Are there alternatives to caning? Yes there are. One of them is to allow the consequences to do the shouting. Of course this can only be effective after the parents and teachers must have invested their quality time to study the child’s temperament. Child discipline is a process; it is never a sprint, neither is it a race. When parents go for short term goals, benefits, and comfort at the expense of their core roles, there’s a greater tendency that such will lead to eternal damnation. Easier choices are mostly suggested by our emotions and feelings; we shouldn’t trust them always.
The choice is ours as parents and teachers; let us think about it. For every of our actions we are absolutely certain that we will get the result we want, and that result would either be long life-changing with the help of coping skills to live as they (children) grow up or a short lived obedience from our children.
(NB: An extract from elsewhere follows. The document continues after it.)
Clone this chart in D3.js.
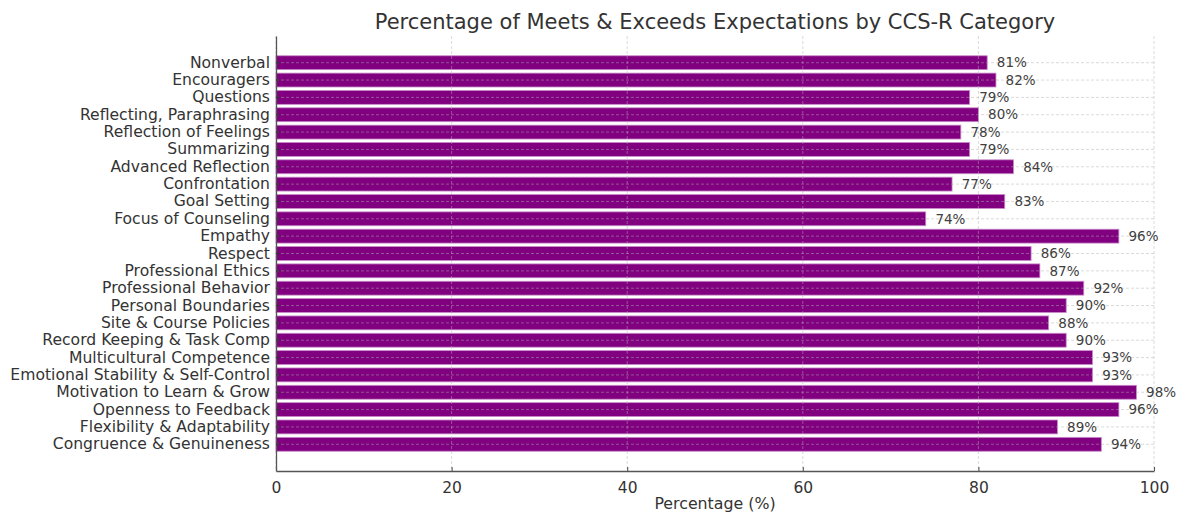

Educational approaches of discipline offer kids right opportunities to ask questions about anything and everything and also have the abilities to present to them skills to overcome challenges in life.
Thank you once again, the Tosse Edumark first, for this mind enlightening parents forum. We are not ungrateful (apology to Mr Kayode Adeogun)
And to every parent and teacher, school owner, and school administrator, who took time to comment and ask questions, I say thank you, together we can present a progressive and clearer family and parenting lifestyle for our precious kids TODAY!